Wednesday, July 18th | Corazón Urban Kitchen | 1637 N. Garey Ave, Pomona, CA 91767
Corazón Urban Kitchen is an enigma; a month or so back, as we were compiling our list of not-logically-aligned-therefore-aligned-by-illogic restaurants to eat at/write up this summer, we turned to the usual research avenues of Yelp and Google Maps. Many restaurants that we came upon in our research were somewhat familiar – Pinnacle Peak, Dino’s, certainly Donahoo’s. (Even, and this is a side-lament, Manila Bistro, a wonderfully named Filipino place most especially since it was inside a gas station; sadly, Manila has since departed. Darn! We were too late to spread the gospel of good Filipino gas station food! For shame!)
Two names we found were total strangers to us, restaurants we’d never seen, never heard of, never yearned for, never gently mocked: one is yet upcoming, if it survives a few more weeks. The other, of course, was Corazón Urban Kitchen. Featuring a Yelp rating of 4.5 stars (!) … and already last month moving from its ‘original’ location (though it came into existence just this past March) … andand having the words ‘urban’ and ‘kitchen’ in the name* … andandand with atmospheric prices ($11 burritos! $10 quesadillas!) … andandandand with a superish-duperish happy hour …**
… well, we were taken aback: hipster Mexican food? In Pomona? That *we* didn’t know about? We considered surrendering our bourgeoisie ID cards right-quick, giving up on our whole anodyne existence. Then we thought better: what if, given its somewhat promising elements, Corazón might be … could be … the second coming of (the even more dearly departed) Colonia Taco Lounge?
It’s not. We’re pretty sure CUK is located in a former take-out only pizza place, and though there are ten booths, huge windows (with views of Pomona Valley Hospital), three large TVs (playing different shows, some with/some without volume), CUK still has a bit of that lingering pizza vibe: it feels small, it’s a bit on the warm side, and the dine-in experience isn’t really a high priority (caveat: we there at 3:30 on a Wednesday). We were seated, brought chips, salsa, water, and menus. We ordered a range of food, we did it for you, we ate too much, we blame you: sopesitos (three very normal-sized sopes in crunchy store-bought shells, filled, respectively, with dryish carnitas, chicken tinga, and a peppery/almost gamey carne asada; $8.50, a good value for the portions, but the flavors were … subtle. And not); tostadas de tinga (charged $7, should have been $4, just seeing this now, drat; three little tostadas with what was a perfectly good chicken tinga, sort of not-quite-refried beans, and iceberg lettuce); taquitos de papa ($4 happy hour; these were gorgeously plated —
— but entirely bland; the guac, though modestly apportioned, did have promise); and two tacos, short rib ($2, so onion-heavy) and “nopales” ($1.50 … apparently, at urban kitchens, ‘nopales’ means mushroom and bell pepper).

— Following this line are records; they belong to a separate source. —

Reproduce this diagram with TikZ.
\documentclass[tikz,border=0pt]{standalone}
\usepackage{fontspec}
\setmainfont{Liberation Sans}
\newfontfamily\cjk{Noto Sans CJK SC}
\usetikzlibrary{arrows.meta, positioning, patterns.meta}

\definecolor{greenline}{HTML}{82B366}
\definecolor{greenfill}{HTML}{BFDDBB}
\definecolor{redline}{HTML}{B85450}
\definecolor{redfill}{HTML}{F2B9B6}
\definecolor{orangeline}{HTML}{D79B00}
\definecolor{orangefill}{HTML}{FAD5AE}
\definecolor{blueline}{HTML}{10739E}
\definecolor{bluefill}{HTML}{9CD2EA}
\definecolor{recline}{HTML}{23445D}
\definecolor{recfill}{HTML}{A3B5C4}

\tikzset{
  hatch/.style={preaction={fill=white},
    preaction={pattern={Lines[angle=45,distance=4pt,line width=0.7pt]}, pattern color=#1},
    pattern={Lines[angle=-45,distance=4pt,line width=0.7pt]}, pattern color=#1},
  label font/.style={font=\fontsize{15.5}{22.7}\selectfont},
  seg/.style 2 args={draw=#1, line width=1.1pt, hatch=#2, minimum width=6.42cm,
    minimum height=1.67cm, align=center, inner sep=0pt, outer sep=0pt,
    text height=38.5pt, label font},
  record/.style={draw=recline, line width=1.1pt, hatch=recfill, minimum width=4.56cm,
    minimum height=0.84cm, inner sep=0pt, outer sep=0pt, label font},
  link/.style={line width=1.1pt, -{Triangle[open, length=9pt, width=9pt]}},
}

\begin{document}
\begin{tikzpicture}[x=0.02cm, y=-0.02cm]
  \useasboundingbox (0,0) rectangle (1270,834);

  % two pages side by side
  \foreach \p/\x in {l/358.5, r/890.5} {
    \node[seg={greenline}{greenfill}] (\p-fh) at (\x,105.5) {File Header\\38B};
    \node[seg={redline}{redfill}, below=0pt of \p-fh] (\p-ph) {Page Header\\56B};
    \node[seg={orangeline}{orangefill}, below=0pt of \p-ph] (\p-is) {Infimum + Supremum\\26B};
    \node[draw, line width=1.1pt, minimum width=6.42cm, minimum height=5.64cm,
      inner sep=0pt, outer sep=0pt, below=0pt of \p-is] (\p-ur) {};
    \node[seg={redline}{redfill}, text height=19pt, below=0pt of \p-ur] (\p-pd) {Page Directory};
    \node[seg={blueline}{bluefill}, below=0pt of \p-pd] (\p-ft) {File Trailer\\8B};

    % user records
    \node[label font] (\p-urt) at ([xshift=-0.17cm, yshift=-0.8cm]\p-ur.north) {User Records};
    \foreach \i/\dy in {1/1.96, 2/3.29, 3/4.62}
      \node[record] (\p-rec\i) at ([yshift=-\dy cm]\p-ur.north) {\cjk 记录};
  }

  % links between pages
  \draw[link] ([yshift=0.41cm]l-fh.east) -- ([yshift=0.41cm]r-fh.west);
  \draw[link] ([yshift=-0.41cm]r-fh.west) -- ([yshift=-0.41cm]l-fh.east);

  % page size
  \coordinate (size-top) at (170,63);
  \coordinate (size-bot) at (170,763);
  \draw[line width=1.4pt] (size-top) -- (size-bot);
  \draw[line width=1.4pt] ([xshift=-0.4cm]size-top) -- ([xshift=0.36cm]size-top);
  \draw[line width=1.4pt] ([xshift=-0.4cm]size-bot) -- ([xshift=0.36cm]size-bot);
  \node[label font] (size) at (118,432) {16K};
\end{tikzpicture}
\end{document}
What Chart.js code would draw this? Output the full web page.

Two years ago, we ate at some two dozen area taquerias. One of the biggest things that experience impressed upon was the importance not of ambience (which can be fun, but is secondary to food; some of CUK’s decor is nice – see heading image – but CUK can easily up its game here); not so much of cost (though value can matter, at least to us; CUK runs unreasonably high); not of location (freeway/hospital intersection isn’t great); not of nifty drinks (**those happy hour drinks don’t exist, no liquor license yet); not of having strange offerings on the menu (they do have roasted corn!); not really of any single one thing … except salsa.
Salsa. The salsa at Corazón Urban Kitchen is, sadly, about what you’d expect to find at an urban kitchen: cilantro, chiles, scallions, and canned tomatoes. If you’re going to open a Mexican restaurant in Pomona, or in Los Angeles, or really anywhere … please care a bit more about the salsa. All else follows, and while a lot at Corazón can be better, it’s salsa first. As the lady said, if the salsa ain’t rocking, ain’t nobody knocking.
*Try the ‘urban’ ‘kitchen’ game! Pick, say, any ethnic food or place affiliated with ethnic food of even any ethnic dish or hell even an ethnic name and add urban kitchen – at the end, at the beginning, split it up, whatever – and see if it doesn’t sound like a gr-reat restaurant! Urban Kitchen: Red Square! Maria’s Urban Kitchen! Urban Creole Kitchen! Urban Kitchen & Saucisson! Filipino Urban Kitchen! Kitchen soondubu jjigae – urban!